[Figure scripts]

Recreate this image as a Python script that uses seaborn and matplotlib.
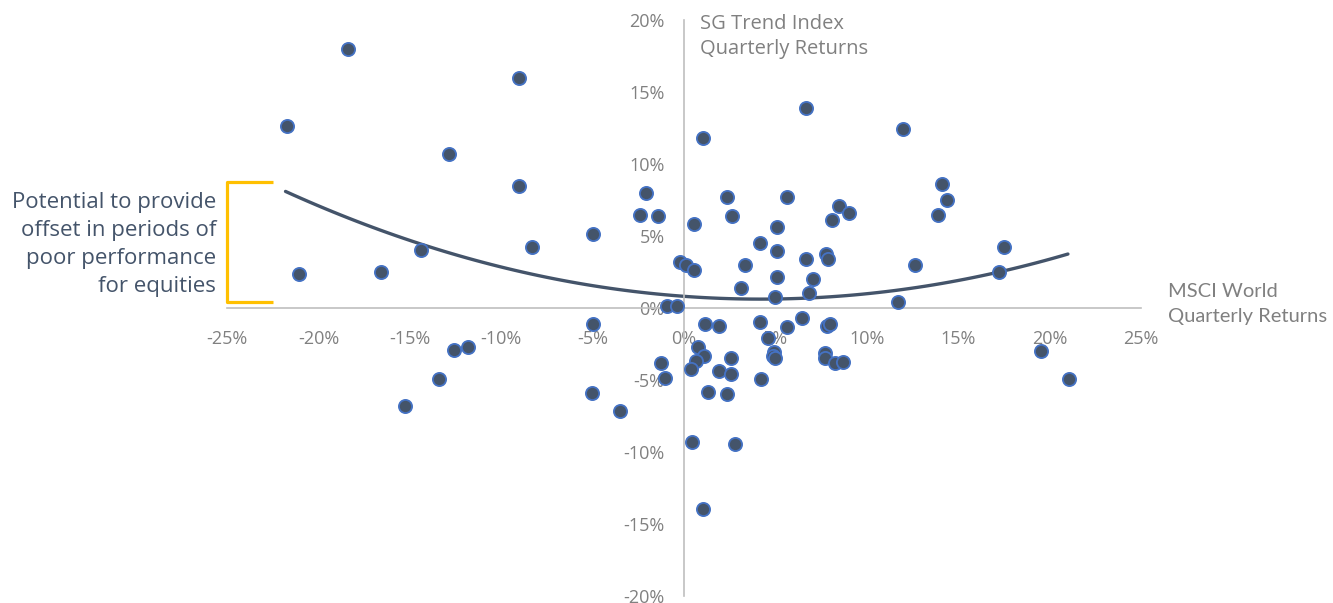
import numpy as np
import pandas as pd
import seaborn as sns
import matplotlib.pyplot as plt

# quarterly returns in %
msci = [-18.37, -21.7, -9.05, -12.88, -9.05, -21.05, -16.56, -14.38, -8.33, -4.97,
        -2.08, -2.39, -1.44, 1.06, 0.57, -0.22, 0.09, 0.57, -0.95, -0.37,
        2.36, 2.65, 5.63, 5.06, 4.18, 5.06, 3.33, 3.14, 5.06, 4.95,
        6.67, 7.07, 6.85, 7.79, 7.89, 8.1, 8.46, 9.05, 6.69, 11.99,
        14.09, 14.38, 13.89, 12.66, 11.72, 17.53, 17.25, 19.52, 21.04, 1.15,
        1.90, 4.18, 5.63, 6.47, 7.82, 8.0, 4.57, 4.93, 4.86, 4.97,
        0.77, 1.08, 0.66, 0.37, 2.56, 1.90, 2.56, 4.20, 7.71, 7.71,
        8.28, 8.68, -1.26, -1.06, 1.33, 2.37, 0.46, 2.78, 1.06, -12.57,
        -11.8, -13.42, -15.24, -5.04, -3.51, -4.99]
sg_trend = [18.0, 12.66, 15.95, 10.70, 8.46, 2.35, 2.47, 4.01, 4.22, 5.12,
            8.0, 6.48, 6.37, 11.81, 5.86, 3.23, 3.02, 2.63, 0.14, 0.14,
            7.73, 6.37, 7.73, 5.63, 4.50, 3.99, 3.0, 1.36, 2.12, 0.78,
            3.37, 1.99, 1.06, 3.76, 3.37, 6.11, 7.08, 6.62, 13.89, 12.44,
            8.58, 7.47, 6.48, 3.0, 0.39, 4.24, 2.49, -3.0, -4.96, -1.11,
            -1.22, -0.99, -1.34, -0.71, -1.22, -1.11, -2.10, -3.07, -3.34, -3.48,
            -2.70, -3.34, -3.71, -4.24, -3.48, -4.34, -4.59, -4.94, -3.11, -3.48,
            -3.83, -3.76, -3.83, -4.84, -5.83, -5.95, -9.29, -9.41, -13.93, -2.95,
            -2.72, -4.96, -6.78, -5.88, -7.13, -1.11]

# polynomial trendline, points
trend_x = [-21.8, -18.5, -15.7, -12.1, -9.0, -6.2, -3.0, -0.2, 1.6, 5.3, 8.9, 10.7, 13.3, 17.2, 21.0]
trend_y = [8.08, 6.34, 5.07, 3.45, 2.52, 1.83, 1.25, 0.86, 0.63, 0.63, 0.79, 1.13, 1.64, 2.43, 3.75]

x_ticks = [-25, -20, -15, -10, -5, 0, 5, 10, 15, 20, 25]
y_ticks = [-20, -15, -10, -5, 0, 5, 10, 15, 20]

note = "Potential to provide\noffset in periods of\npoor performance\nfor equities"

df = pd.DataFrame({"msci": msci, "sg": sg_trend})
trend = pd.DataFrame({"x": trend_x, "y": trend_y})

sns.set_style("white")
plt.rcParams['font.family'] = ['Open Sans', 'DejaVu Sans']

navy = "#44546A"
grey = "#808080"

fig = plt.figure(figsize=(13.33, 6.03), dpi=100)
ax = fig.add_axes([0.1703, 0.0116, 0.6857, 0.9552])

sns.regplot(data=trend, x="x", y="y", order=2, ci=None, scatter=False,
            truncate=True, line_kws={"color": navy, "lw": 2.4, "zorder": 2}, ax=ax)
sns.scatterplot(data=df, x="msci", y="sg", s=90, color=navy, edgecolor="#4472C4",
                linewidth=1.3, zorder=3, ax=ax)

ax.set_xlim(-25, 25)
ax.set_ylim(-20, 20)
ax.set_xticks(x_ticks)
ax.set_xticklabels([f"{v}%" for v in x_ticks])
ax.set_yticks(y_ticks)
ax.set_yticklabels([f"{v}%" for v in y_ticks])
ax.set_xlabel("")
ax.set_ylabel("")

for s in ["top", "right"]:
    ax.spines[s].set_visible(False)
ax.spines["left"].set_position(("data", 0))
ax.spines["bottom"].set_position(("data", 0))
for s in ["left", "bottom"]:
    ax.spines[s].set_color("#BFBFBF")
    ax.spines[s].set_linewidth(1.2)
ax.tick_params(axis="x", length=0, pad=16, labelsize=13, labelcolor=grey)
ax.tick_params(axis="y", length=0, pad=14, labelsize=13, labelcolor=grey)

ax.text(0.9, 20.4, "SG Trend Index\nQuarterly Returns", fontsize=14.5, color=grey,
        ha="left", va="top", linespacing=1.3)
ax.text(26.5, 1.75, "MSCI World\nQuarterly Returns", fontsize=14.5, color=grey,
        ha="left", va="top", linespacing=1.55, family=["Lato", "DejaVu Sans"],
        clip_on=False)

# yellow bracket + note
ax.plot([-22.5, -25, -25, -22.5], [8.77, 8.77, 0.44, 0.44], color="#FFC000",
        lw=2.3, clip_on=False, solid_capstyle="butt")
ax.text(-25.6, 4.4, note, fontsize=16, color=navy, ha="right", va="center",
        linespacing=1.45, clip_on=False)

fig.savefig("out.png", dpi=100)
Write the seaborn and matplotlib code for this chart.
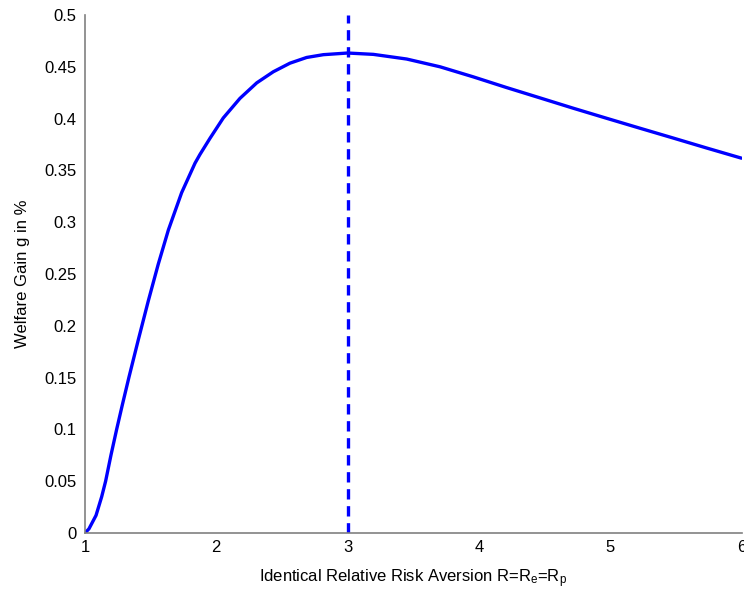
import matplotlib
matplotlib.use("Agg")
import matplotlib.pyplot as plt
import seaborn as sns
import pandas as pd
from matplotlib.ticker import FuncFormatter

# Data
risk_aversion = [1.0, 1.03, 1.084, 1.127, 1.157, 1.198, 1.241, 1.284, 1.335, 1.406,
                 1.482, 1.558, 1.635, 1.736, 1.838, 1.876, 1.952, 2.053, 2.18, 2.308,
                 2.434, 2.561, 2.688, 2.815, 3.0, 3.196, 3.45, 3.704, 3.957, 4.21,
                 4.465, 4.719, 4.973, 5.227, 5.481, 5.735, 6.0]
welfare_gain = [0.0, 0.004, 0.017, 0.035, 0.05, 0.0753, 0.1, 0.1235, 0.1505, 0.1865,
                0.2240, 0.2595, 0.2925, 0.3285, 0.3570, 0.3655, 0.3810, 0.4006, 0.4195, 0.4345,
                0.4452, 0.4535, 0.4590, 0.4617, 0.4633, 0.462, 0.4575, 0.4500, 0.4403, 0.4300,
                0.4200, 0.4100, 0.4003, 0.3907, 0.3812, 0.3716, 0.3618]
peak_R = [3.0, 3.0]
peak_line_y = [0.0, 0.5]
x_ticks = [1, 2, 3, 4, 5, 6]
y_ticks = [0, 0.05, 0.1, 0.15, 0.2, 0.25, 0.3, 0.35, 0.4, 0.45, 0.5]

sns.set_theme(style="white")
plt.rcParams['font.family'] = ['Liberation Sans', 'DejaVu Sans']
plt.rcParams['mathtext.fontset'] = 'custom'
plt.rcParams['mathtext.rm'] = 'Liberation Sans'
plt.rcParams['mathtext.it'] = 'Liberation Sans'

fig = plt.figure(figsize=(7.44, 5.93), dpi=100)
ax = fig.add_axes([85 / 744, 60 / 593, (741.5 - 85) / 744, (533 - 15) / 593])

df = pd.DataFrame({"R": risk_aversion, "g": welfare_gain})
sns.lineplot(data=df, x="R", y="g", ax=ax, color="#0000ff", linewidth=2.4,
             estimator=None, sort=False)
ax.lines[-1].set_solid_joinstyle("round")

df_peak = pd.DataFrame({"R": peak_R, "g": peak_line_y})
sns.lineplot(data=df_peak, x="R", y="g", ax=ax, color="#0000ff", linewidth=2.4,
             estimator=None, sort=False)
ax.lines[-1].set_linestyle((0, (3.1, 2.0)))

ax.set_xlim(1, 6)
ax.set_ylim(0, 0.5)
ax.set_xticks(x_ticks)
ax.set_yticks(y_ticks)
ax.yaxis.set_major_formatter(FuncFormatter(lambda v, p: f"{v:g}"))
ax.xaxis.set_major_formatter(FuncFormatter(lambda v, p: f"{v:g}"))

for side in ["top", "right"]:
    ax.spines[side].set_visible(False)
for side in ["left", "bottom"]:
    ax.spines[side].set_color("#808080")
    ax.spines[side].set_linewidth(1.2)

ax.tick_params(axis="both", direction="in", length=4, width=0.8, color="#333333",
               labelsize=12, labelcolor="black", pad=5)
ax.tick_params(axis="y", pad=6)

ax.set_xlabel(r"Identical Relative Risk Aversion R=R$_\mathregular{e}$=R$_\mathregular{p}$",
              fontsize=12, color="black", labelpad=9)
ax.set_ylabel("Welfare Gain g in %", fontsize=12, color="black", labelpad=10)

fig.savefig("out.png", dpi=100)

## TASK:
Pictures are not part of the copy. Reproduce the lines from the one containing "Write the seaborn" through the one containing "from matplotlib.ticker import FuncFormatter", exactly and nothing more.

## COMPLETE OUTPUT:
Write the seaborn and matplotlib code for this chart.
import matplotlib
matplotlib.use("Agg")
import matplotlib.pyplot as plt
import seaborn as sns
import pandas as pd
from matplotlib.ticker import FuncFormatter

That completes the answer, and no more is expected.